The Economist published an article on March 14 titled, “Japan says transgender people must be sterilized.” The article discussed a Supreme Court case in Japan that deemed requiring irreversible sterilization surgery for transgender individuals to be constitutional, and the response of liberal Japanese activists and municipalities defended transgender rights.

However, that was not the impression many got when The Economist's twitter account posted the article with the caption, “Should transgender people be sterilized before they are recognized?” which was the attention-grabbing lead question in the article. The account soon realized its mistake, pulled the tweet and reposted the article in its intended context.

This tragic incident brings to light an issue many students at LMU need to combat: how to become better consumers of the news.

Like many students, I unfortunately get most of my news diet from social media, mainly Twitter. Of the 21 fellow students in the University Honors Program I contacted, 13 said the most common way they got their news was social media.

“A lot of the times, Twitter is where I get most of my information,” said freshman communications major Yazmine Ocampo. “Whenever people find out things, I think it’s usually through Twitter.”

On one hand, the advent of social media as a news source can help deliver important information at the fastest speed possible, and the reports from every-day people at the site of a protest or parade bring first-person accounts center-stage without the need for a national platform.

Unfortunately, a reliance on social media as most of our news diet has more than enough downsides.

As the Washington Post highlights, the business of journalism isn’t just making sure people click on eye-catching articles, it’s sharing articles writers know people will like. Shareable articles, ones ripe for spreading on social media with quippy headlines and attractive topics, can draw more media traffic from demographics that will consistently share a site’s content.

That can give way to explicitly catering to those audiences on social media rather than reporting what needs to be said. This explains why fake news thrives online — fake news is absurdly shareable.

“Sometimes it needs to be spread, especially if it’s something really important,” said Ocampo. “But I guess it could be a bad thing because your instinct is to just retweet it rather than talk about the issue.”

These shareable issues can often blur the line for readers trying to understand if an article is an analysis/opinion piece or a news story, and can lead to people consuming only one or two sources that satisfy their own biases.

“I like to think I can [tell the difference]!” said freshman electrical engineering and computer science major Ian Green, “But I think most people say that and can’t.”

Legitimate subscription-based news sources like The New York Times and Chicago Tribune are being mislabeled as fake in favor of advertising share-based news sources like The Daily Wire and The Daily Caller, which can fall into a habit of making blatantly false stories to satisfy their consumers.

This is before mentioning the massive economic hardships newspapers have gone through as a result of social media, essentially delivering the news for free, with total revenue for U.S. newspapers going from around $55 trillion in 2007 to an estimated $27 trillion in 2017. Reliable news cannot survive in this environment.

So, what can a student at LMU do to end a poor news diet?

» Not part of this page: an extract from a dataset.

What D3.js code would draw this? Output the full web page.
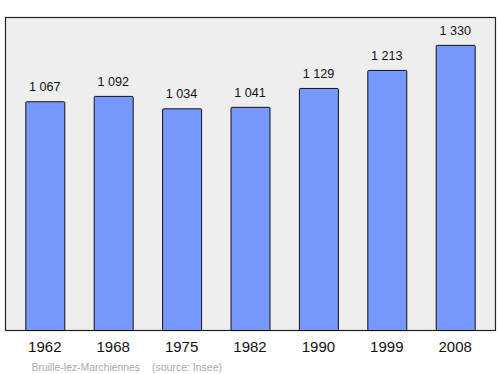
<!DOCTYPE html>
<html><head><meta charset="utf-8">
<script src="https://cdn.jsdelivr.net/npm/d3@7"></script>
<style>body{margin:0;background:#fff}svg{display:block}</style>
</head><body>
<script>
const years = ["1962","1968","1975","1982","1990","1999","2008"];
const population = [1067,1092,1034,1041,1129,1213,1330];
const valueLabels = ["1 067","1 092","1 034","1 041","1 129","1 213","1 330"];
const commune = "Bruille-lez-Marchiennes";
const source = "(source: Insee)";

(function(){
const W=500,H=374;
const svg=d3.select("body").append("svg").attr("width",W).attr("height",H);
const pL=5,pR=495,pT=17,pB=330;
const font="Liberation Sans, Arial, sans-serif";
svg.append("rect").attr("x",pL+0.5).attr("y",pT+0.5).attr("width",pR-pL).attr("height",pB-pT)
  .attr("fill","#eeeeee").attr("stroke","#222").attr("stroke-width",1.2);
const x=d3.scaleBand().domain(years).range([pL,pR]).paddingInner(0.43).paddingOuter(0.297);
const y=d3.scaleLinear().domain([0,1460]).range([pB,pT]);
const g=svg.append("g");
g.selectAll("rect.bar").data(years).enter().append("rect").attr("class","bar")
  .attr("x",d=>x(d)+0.5).attr("y",(d,i)=>y(population[i])+0.5)
  .attr("width",x.bandwidth()).attr("height",(d,i)=>pB-y(population[i]))
  .attr("rx",1).attr("fill","#7799ff").attr("stroke","#111").attr("stroke-width",1);
g.selectAll("text.val").data(years).enter().append("text")
  .attr("x",d=>x(d)+x.bandwidth()/2).attr("y",(d,i)=>y(population[i])-10)
  .attr("text-anchor","middle").attr("font-family",font)
  .attr("font-size",12.6).attr("fill","#111").text((d,i)=>valueLabels[i]);
const ax=svg.append("g").attr("transform",`translate(0,${pB})`)
  .call(d3.axisBottom(x).tickSize(0).tickPadding(11));
ax.select(".domain").remove();
ax.selectAll("text").attr("font-family",font).attr("font-size",15).attr("fill","#111");
svg.append("text").attr("x",31.5).attr("y",371).attr("font-family",font)
  .attr("font-size",10.4).attr("fill","#aaa").text(commune);
svg.append("text").attr("x",152).attr("y",371).attr("font-family",font)
  .attr("font-size",10.5).attr("fill","#aaa").text(source);
})();
</script>
</body></html>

The best and most effective way to end a reliance on clickbait would be to purchase a subscription to a local and/or national newspaper publication you trust to fact-check information and correct mistakes. Not only are you making a conscious decision as a consumer to support more trust-worthy media, but you’re also being able to engage with topics on a more comprehensive level than you would with those with 280 characters.

Try to read or subscribe to a source with a different point of view than your own, if only to see what the other side is arguing, but also be free to keep your own opinions and try not to fall into an extremist wormhole just on the other side. Just because you’re reading National Affairs or The Nation does not mean you have to now start tweeting out Breitbart or Natural News articles.

Take advantage of resources on campus like the Hannon Library to better improve your network of sources from the 24/7 news cycle with archives and research preserved for the betterment of education. Look into opportunities the library holds like the recent Wikipedia edit-a-thon to improve sourcing and representation for one of the most important resources of the modern age.

Lastly, be sure to read the meat of an article before you share it with everyone you know. A headline is for your attention, not for reading.